Many bonds make periodic interest payments, often called coupon payments. The term coupon-bond still appears in bond-market language even though modern bonds are usually electronic. The key idea is that the investor is being paid for lending capital over time.
How Bond Prices Move
Many newer investors assume a bond is fixed and therefore its value never changes. That is only true if the bond is held to maturity and the issuer repays as expected. In the market, a bond's price can rise or fall. One major reason is interest rates. When market yields rise, older bonds with lower coupons tend to become less attractive and may fall in price. When market yields fall, older bonds with higher coupons can become more valuable.

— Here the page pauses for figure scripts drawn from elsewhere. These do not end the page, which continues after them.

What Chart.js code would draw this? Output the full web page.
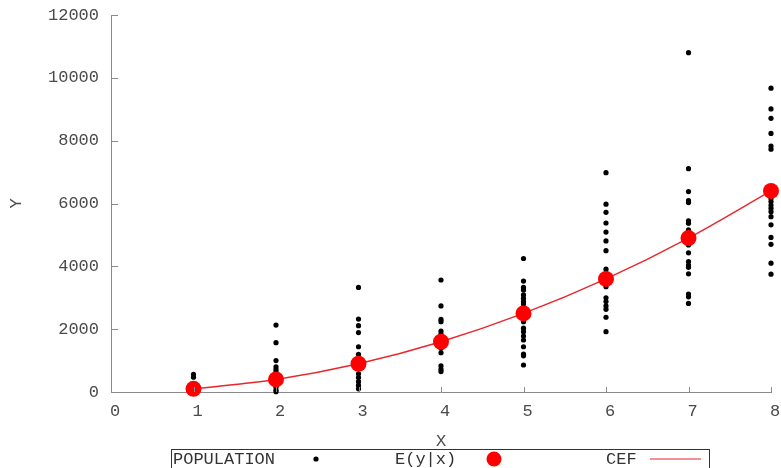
<!DOCTYPE html>
<html>
<head>
<meta charset="utf-8">
<script src="https://cdn.jsdelivr.net/npm/chart.js@4/dist/chart.umd.min.js"></script>
<style>
  html, body { margin: 0; padding: 0; background: #fff; }
  #wrap { width: 781px; height: 468px; position: relative; }
</style>
</head>
<body>
<div id="wrap"><canvas id="c" width="781" height="468"></canvas></div>
<script>
// ---- data ----
const xValues = [1, 2, 3, 4, 5, 6, 7, 8];
const popAt1 = [560, 470, 150, 40];
const popAt2 = [2130, 1570, 1000, 800, 720, 640, 500, 300, 150, 60, 10];
const popAt3 = [3330, 2320, 2110, 1890, 1440, 1200, 1000, 800, 580, 460, 330, 210, 100];
const popAt4 = [3565, 2740, 2310, 2240, 1940, 1850, 1710, 1500, 1390, 1250, 830, 720, 650];
const popAt5 = [4250, 3530, 3330, 3250, 3090, 2980, 2880, 2800, 2600, 2400, 2240, 2030, 1920, 1780, 1655, 1440, 1210, 1150, 860];
const popAt6 = [6980, 5980, 5720, 5380, 5090, 4810, 4500, 3910, 3780, 3550, 3350, 3000, 2880, 2740, 2630, 2380, 1920];
const popAt7 = [10800, 7110, 6380, 6090, 6030, 5450, 5370, 5160, 4680, 4430, 4150, 4040, 3970, 3760, 3120, 3030, 2820];
const popAt8 = [9670, 9010, 8710, 8230, 7830, 7730, 6160, 6060, 5950, 5850, 5740, 5580, 5320, 4920, 4700, 4100, 3750];
const condMean = [100, 400, 900, 1600, 2500, 3600, 4900, 6400];
const yTickValues = [0, 2000, 4000, 6000, 8000, 10000, 12000];
const xTickValues = [0, 1, 2, 3, 4, 5, 6, 7, 8];
const legendLabels = ['POPULATION', 'E(y|x)', 'CEF'];

const popGroups = [popAt1, popAt2, popAt3, popAt4, popAt5, popAt6, popAt7, popAt8];
const populationPoints = [];
popGroups.forEach((arr, i) => arr.forEach(v => populationPoints.push({ x: xValues[i], y: v })));
const meanPoints = xValues.map((x, i) => ({ x: x, y: condMean[i] }));

const FONT = "'Liberation Mono', 'Courier New', monospace";
const AXIS_COLOR = '#8a8a8a';
const TEXT_COLOR = '#4a4a4a';

// inward tick marks drawn from the scales
const innerTicks = {
  id: 'innerTicks',
  afterDraw(chart) {
    const ctx = chart.ctx, xs = chart.scales.x, ys = chart.scales.y;
    const a = chart.chartArea;
    ctx.save();
    ctx.strokeStyle = AXIS_COLOR;
    ctx.lineWidth = 1;
    ctx.beginPath();
    xs.ticks.forEach(t => {
      const px = Math.round(xs.getPixelForValue(t.value)) + 0.5;
      ctx.moveTo(px, a.bottom);
      ctx.lineTo(px, a.bottom - 5);
    });
    ys.ticks.forEach(t => {
      const py = Math.round(ys.getPixelForValue(t.value)) + 0.5;
      ctx.moveTo(a.left, py);
      ctx.lineTo(a.left + 7, py);
    });
    ctx.stroke();
    ctx.restore();
  }
};

// gnuplot-style key: text first, then the sample
const keyBox = {
  id: 'keyBox',
  afterDraw(chart) {
    const ctx = chart.ctx;
    const ds = chart.data.datasets;
    ctx.save();
    ctx.strokeStyle = '#333';
    ctx.lineWidth = 1;
    ctx.strokeRect(171.5, 449.5, 538, 30);
    ctx.font = '17px ' + FONT;
    ctx.fillStyle = '#333';
    ctx.textBaseline = 'middle';
    ctx.textAlign = 'left';
    const yMid = 459;
    ctx.fillText(legendLabels[0], 173, yMid);
    ctx.fillText(legendLabels[1], 395, yMid);
    ctx.fillText(legendLabels[2], 606, yMid);
    ctx.fillStyle = ds[0].backgroundColor;
    ctx.beginPath(); ctx.arc(316, yMid, 2.6, 0, Math.PI * 2); ctx.fill();
    ctx.fillStyle = ds[1].backgroundColor;
    ctx.beginPath(); ctx.arc(494, yMid, 7.5, 0, Math.PI * 2); ctx.fill();
    ctx.strokeStyle = ds[2].borderColor;
    ctx.lineWidth = 1.2;
    ctx.beginPath(); ctx.moveTo(650, yMid); ctx.lineTo(701, yMid); ctx.stroke();
    ctx.restore();
  }
};

new Chart(document.getElementById('c'), {
  type: 'scatter',
  data: {
    datasets: [
      {
        label: legendLabels[0],
        data: populationPoints,
        backgroundColor: '#000',
        borderWidth: 0,
        pointRadius: 2.6,
        clip: false,
        order: 3
      },
      {
        label: legendLabels[1],
        data: meanPoints,
        backgroundColor: '#ff0000',
        borderWidth: 0,
        pointRadius: 8,
        clip: false,
        order: 1
      },
      {
        label: legendLabels[2],
        type: 'line',
        data: meanPoints,
        borderColor: '#e8262b',
        borderWidth: 1.4,
        pointRadius: 0,
        fill: false,
        showLine: true,
        cubicInterpolationMode: 'monotone',
        clip: false,
        order: 2
      }
    ]
  },
  options: {
    responsive: false,
    animation: false,
    layout: { padding: { top: 15, right: 10, left: 0, bottom: 0 } },
    plugins: { legend: { display: false }, tooltip: { enabled: false } },
    scales: {
      x: {
        type: 'linear',
        min: 0, max: 8,
        afterBuildTicks(s) { s.ticks = xTickValues.map(v => ({ value: v })); },
        afterFit(s) { s.height = 76; s.paddingLeft = 0; s.paddingRight = 0; },
        grid: { display: false, drawTicks: false },
        border: { display: true, color: AXIS_COLOR, width: 1 },
        ticks: { color: TEXT_COLOR, font: { family: FONT, size: 17 }, padding: 9, labelOffset: 4, maxRotation: 0,
                 callback: v => String(v) },
        title: { display: true, text: 'X', color: TEXT_COLOR, font: { family: FONT, size: 17 }, padding: { top: 0, bottom: 16 } }
      },
      y: {
        type: 'linear',
        min: 0, max: 12000,
        afterBuildTicks(s) { s.ticks = yTickValues.map(v => ({ value: v })); },
        afterFit(s) { s.width = 111; s.paddingTop = 0; s.paddingBottom = 0; },
        grid: { display: false, drawTicks: false },
        border: { display: true, color: AXIS_COLOR, width: 1 },
        ticks: { color: TEXT_COLOR, font: { family: FONT, size: 17 }, padding: 12,
                 callback: v => String(v) },
        title: { display: true, text: 'Y', color: TEXT_COLOR, font: { family: FONT, size: 17 }, padding: { top: 6, bottom: 0 } }
      }
    }
  },
  plugins: [innerTicks, keyBox]
});
</script>
</body>
</html>
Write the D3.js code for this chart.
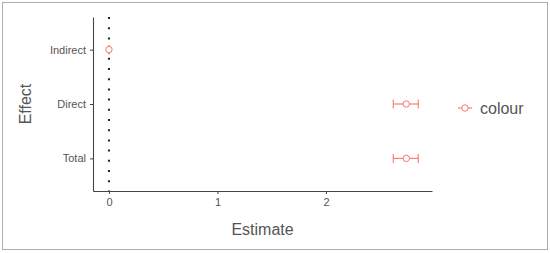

This inverse relationship between rates and bond prices is one of the most important concepts in fixed-income investing. It is also why a bond can be safer than a stock in some contexts while still losing value over shorter periods.
Yield Versus Coupon
Coupon rate and yield are related but not identical. The coupon tells you the stated interest built into the bond when it was issued. Yield reflects the return implied by the bond's current market price. If a bond trades below face value, its yield may be higher than its coupon. If it trades above face value, the yield may be lower.
That distinction matters when comparing older bonds, bond funds, or market opportunities. Investors who focus only on coupon can misunderstand what the investment is really offering at the current price.
Feature | What it tells you | Why it matters |
|---|---|---|
Coupon | Stated interest rate on the bond | Shows scheduled interest payments |
Yield | Return implied by today's price | Better for comparing actual opportunity |
Maturity | When principal is due back | Affects interest-rate sensitivity and planning horizon |
Credit quality | Issuer's repayment strength | Affects default and loss risk |
Types of Bonds
There are many kinds of bonds. U.S. Treasury bonds are backed by the federal government. Municipal bonds help finance public projects. Corporate bonds are issued by companies. Some bond exposure also appears through a mutual fund or exchange-traded-fund-etf rather than through the direct purchase of an individual bond.
The structure matters because the risks differ. A Treasury bond behaves differently from a high-yield corporate bond, even though both are called bonds. Tax treatment can also vary, especially for municipal debt.
Main Risks of Bonds
Bonds are usually discussed as lower-risk investments relative to stocks, but lower risk does not mean no risk. Investors still face credit risk, reinvestment risk, inflation risk, and interest-rate risk. If the issuer weakens financially, repayment may be uncertain. If inflation is high, the real purchasing power of future interest payments can erode. If rates rise sharply, the bond's market price can fall.
Bonds should be chosen for a role, not just for a label. The key question is whether the bond's maturity, credit quality, and expected return match the purpose it is serving in the portfolio.
The Bottom Line
A bond is a debt security in which an investor lends money to an issuer in exchange for interest payments and repayment of principal at maturity. Bonds matter because they can provide income and diversification, but their real behavior still depends on interest rates, credit quality, maturity, and market price.